Re: [PATCH] audit: add backlog high water mark metric

From: Paul Moore

Date: Tue May 12 2026 - 12:20:47 EST


On Fri, Apr 17, 2026 at 9:02 AM Ricardo Robaina <rrobaina@xxxxxxxxxx> wrote:
> On Thu, Apr 16, 2026 at 5:58 PM Paul Moore <paul@xxxxxxxxxxxxxx> wrote:
> > On Thu, Apr 16, 2026 at 4:51 PM Paul Moore <paul@xxxxxxxxxxxxxx> wrote:
> > > On Thu, Apr 16, 2026 at 4:33 PM Steve Grubb <sgrubb@xxxxxxxxxx> wrote:
> > > > On Wednesday, April 15, 2026 11:21:52 AM Eastern Daylight Time Paul Moore
> > > > wrote:
> > > > > On Wed, Apr 15, 2026 at 11:19 AM Paul Moore <paul@xxxxxxxxxxxxxx> wrote:
> > > > > > On Tue, Apr 14, 2026 at 11:45 PM Steve Grubb <sgrubb@xxxxxxxxxx> wrote:
> > > > > > > On Friday, April 10, 2026 5:34:08 PM Eastern Daylight Time Paul Moore
> > > > wrote:
> > > > > > > > On Mon, Mar 23, 2026 at 11:07 AM Ricardo Robaina
> > > > > > > > <rrobaina@xxxxxxxxxx>
> > > > > > >
> > > > > > > wrote:
> > > > > > ...
> > > > > >
> > > > > > > ... compliance-driven systems that must use a finite backlog limit for
> > > > > > > memory safety but cannot tolerate dropped events ...>
> > > > > > You must pick one of those two requirements, or at the very least
> > > > > > prioritize them; it is simply impossible to both limit the backlog
> > > > > > queue and require zero dropped events.
> > > > >
> > > > > To be perfectly honest, it's also impossible to require zero dropped
> > > > > events. Even in the most extreme configurations where the admin
> > > > > decides to panic the system, that only happens once the system reaches
> > > > > the point where it is dropping events. We try *really* hard to not
> > > > > drop events, but it is always going to be a possibility.
> > > >
> > > > You're helping make the point. Those administrators have decided reliable
> > > > auditing is more important than system availability.
> > >
> > > Users prioritizing reliable auditing over system availability should
> > > not run with a backlog limit. It's that simple.
> >
> > To clarify this further, even on systems without a backlog limit and a
> > panic-on-loss configuration, there is still a possibility that the
> > system could lose an event when it hits the edge before it panics. A
> > maximum backlog stat won't help here. Even if you had a way to
> > capture the backlog size before the system took itself out, the size
> > is flirting with the maximum resource limits of the system, it would
> > be silly to use that as a configured backlog limit, you would still
> > want to leave the limit at 0/disabled.
> >
> > > Regardless, I'm still not convinced this maximum backlog stat alone
> > > will solve any meaningful problems. If your audit log is predictable
> > > enough that this metric has value, it should be possible to either
> > > capture the backlog size during periods of high audit load or simply
> > > run the system through that load and verify it doesn't crash and go to
> > > hell. If your audit log isn't predictable, capturing a maximum
> > > backlog size doesn't really mean anything since it is still a snapshot
> > > of one instance of the system and there is always the possibility of
> > > the system exceeding it.
> >
> > --
> > paul-moore.com
> >
>
> Hi Paul,
>
> Thanks for reviewing the patch and giving your perspective on it.
>
> I understand your point that if a system truly prioritizes auditing
> over everything else, it shouldn't run with a limit. However, in
> practice, there is a middle ground where compliance frameworks or
> internal infrastructure policies require a finite backlog limit to
> ensure memory safety, while still demanding reliable auditing.
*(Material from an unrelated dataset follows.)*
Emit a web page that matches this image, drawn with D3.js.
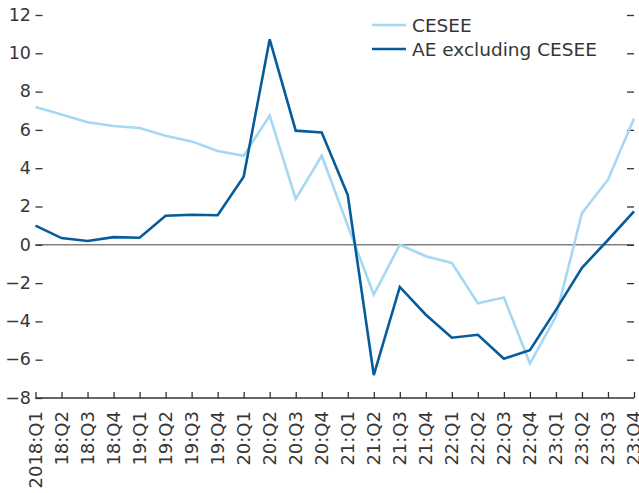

It is important that those users understand they are believing a lie
if they think one can demand reliable auditing with a finite backlog
limit.

> I'd like to ask what specific metric or combination of metrics you
> would be willing to consider? You mentioned average queue length
> earlier, and Steve suggested combining the max depth with a
> backlog_lost_since_reset counter. I'm happy to work on a v2 that
> addresses your concerns while still delivering the metrics audit users
> currently lack.

My suggestion would be to put forth a proposal explaining the problems
you want to solve and what metrics you believe are important towards
solving those problems. I agree that the current list of audit
metrics are rather sparse, but as we've seen here, I don't think we
yet have agreement on what metrics would be useful. My hope is that
having a discussion on the metrics first could avoid false starts as
we've seen here.

--
paul-moore.com